Everything technology wants to control but can’t.
We like having everything under control, but at the same time, we want life to surprise us. There are algorithms to predict the weather, traffic jams, even love. Algorithms that compose music, that paint pictures like those of Rembrandt. Some create fake news and others predict who we will vote for.
As we continue giving over power to machines, we become more and more worried about all the things that escape their control. Why couldn’t algorithms predict the greatest global pandemic? What aspects of our lives will be invaded by artificial intelligence after coronavirus? How much of what surrounds us will still be unforeseeable?
With humor and a critical spirit, journalist Marta García Aller submerges us in a fascinating search for what it means to be human in an uncertain world dominated by machines. The result is an indispensable book where all sorts of witnesses to the unexpected make their appearance, from mathematicians, epidemiologists, and geneticists to linguists, lawyers, and engineers.

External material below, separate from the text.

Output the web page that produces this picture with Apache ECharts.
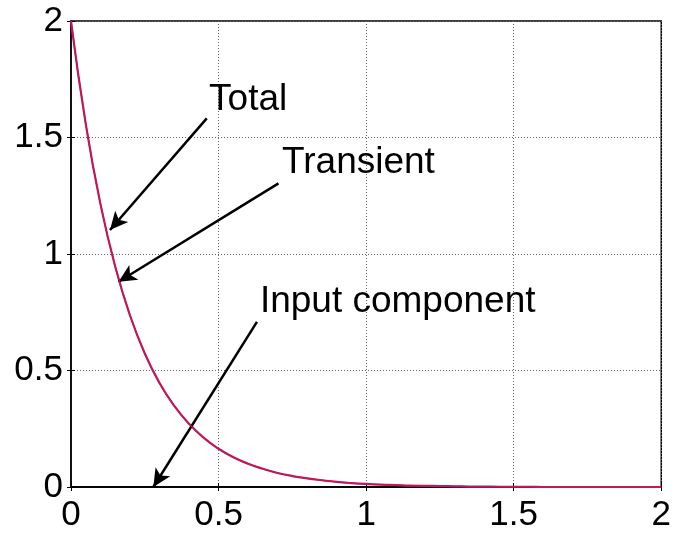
<!DOCTYPE html>
<html>
<head>
<meta charset="utf-8">
<script src="https://cdn.jsdelivr.net/npm/echarts@6/dist/echarts.min.js"></script>
<style>html,body{margin:0;padding:0;background:#fff}#c{width:674px;height:535px}</style>
</head>
<body>
<div id="c"></div>
<script>
var timeValues = [0,0.05,0.1,0.15,0.2,0.25,0.3,0.35,0.4,0.45,0.5,0.55,0.6,0.65,0.7,0.75,0.8,0.85,0.9,0.95,1,1.05,1.1,1.15,1.2,1.25,1.3,1.35,1.4,1.45,1.5,1.55,1.6,1.65,1.7,1.75,1.8,1.85,1.9,1.95,2];
var transientValues = [2.0,1.558,1.213,0.945,0.736,0.573,0.446,0.348,0.271,0.211,0.164,0.128,0.1,0.078,0.06,0.047,0.037,0.029,0.022,0.017,0.013,0.01,0.008,0.006,0.005,0.004,0.003,0.002,0.002,0.001,0.001,0.001,0,0,0,0,0,0,0,0,0];
var totalValues = [2.0,1.558,1.213,0.945,0.736,0.573,0.446,0.348,0.271,0.211,0.164,0.128,0.1,0.078,0.06,0.047,0.037,0.029,0.022,0.017,0.013,0.01,0.008,0.006,0.005,0.004,0.003,0.002,0.002,0.001,0.001,0.001,0,0,0,0,0,0,0,0,0];
var inputValues = [0,0,0,0,0,0,0,0,0,0,0,0,0,0,0,0,0,0,0,0,0,0,0,0,0,0,0,0,0,0,0,0,0,0,0,0,0,0,0,0,0];
var xTicks = [0,0.5,1,1.5,2];
var yTicks = [0,0.5,1,1.5,2];
var annotationTexts = ['Total','Transient','Input component'];
var annotationTextAt = [[0.468,1.662],[0.715,1.390],[0.640,0.795]];
var arrowFrom = [[0.460,1.582],[0.703,1.303],[0.630,0.709]];
var arrowTo = [[0.132,1.103],[0.161,0.881],[0.279,0.0]];

function pairs(xs, ys){ return xs.map(function(x,i){return [x, ys[i]];}); }

var font = 'Liberation Sans, Arial, sans-serif';
var chart = echarts.init(document.getElementById('c'), null, {renderer:'canvas'});
var gridLine = {show:true, lineStyle:{color:'#666', type:[1,2], width:1}};
var option = {
  animation:false,
  backgroundColor:'#fff',
  grid:{left:71, top:21, right:12, bottom:48, show:true, borderColor:'#000', borderWidth:1.5, backgroundColor:'transparent'},
  xAxis:[{
    type:'value', min:0, max:2, interval:0.5, position:'bottom',
    axisLine:{show:true, lineStyle:{color:'#000', width:1.5}},
    axisTick:{show:true, inside:true, length:4, lineStyle:{color:'#000'}},
    axisLabel:{color:'#000', fontSize:35, fontFamily:font, margin:11, formatter:function(v){return String(v);}},
    splitLine:gridLine
  },{
    type:'value', min:0, max:2, interval:0.5, position:'top',
    axisLine:{show:false}, axisTick:{show:true, inside:true, length:4, lineStyle:{color:'#000'}},
    axisLabel:{show:false}, splitLine:{show:false}
  }],
  yAxis:[{
    type:'value', min:0, max:2, interval:0.5,
    axisLine:{show:true, lineStyle:{color:'#000', width:1.5}},
    axisTick:{show:true, inside:true, length:4, lineStyle:{color:'#000'}},
    axisLabel:{color:'#000', fontSize:35, fontFamily:font, margin:8, formatter:function(v){return String(v);}},
    splitLine:gridLine
  },{
    type:'value', min:0, max:2, interval:0.5, position:'right',
    axisLine:{show:false}, axisTick:{show:true, inside:true, length:4, lineStyle:{color:'#000'}},
    axisLabel:{show:false}, splitLine:{show:false}
  }],
  series:[
    {name:'Input component', type:'line', data:pairs(timeValues, inputValues), showSymbol:false, smooth:false,
     lineStyle:{color:'#000', width:1.5}, z:3,
     markLine:{silent:true, symbol:['none','arrow'], symbolSize:[13,18], label:{show:false},
       lineStyle:{color:'#000', width:2.5, type:'solid'},
       data:arrowFrom.map(function(f,i){return [{coord:f},{coord:arrowTo[i]}];})},
     markPoint:{silent:true, symbol:'circle', symbolSize:0,
       label:{show:true, position:'right', distance:0, color:'#000', fontSize:37, fontFamily:font},
       data:annotationTextAt.map(function(c,i){return {coord:c, value:annotationTexts[i], label:{formatter:annotationTexts[i]}};})}
    },
    {name:'Transient', type:'line', data:pairs(timeValues, transientValues), showSymbol:false, smooth:true,
     lineStyle:{color:'#6040a0', width:2.2}, z:4},
    {name:'Total', type:'line', data:pairs(timeValues, totalValues), showSymbol:false, smooth:true,
     lineStyle:{color:'#ff0030', width:1.3}, z:5}
  ]
};
chart.setOption(option);
</script>
</body>
</html>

There is a three-year-old girl, successful businesspeople, a Tinder fan, neurologists, humorists, and even the occasional robot.
Facts, like oracles, can’t always be trusted, and we often attribute more power to them than they really have, but their successes and failures determine our future.
Love, pandemics, health, humor, lies, stupidity… Marta García Aller goes back to the future to look for the human factor in the algorithmic era.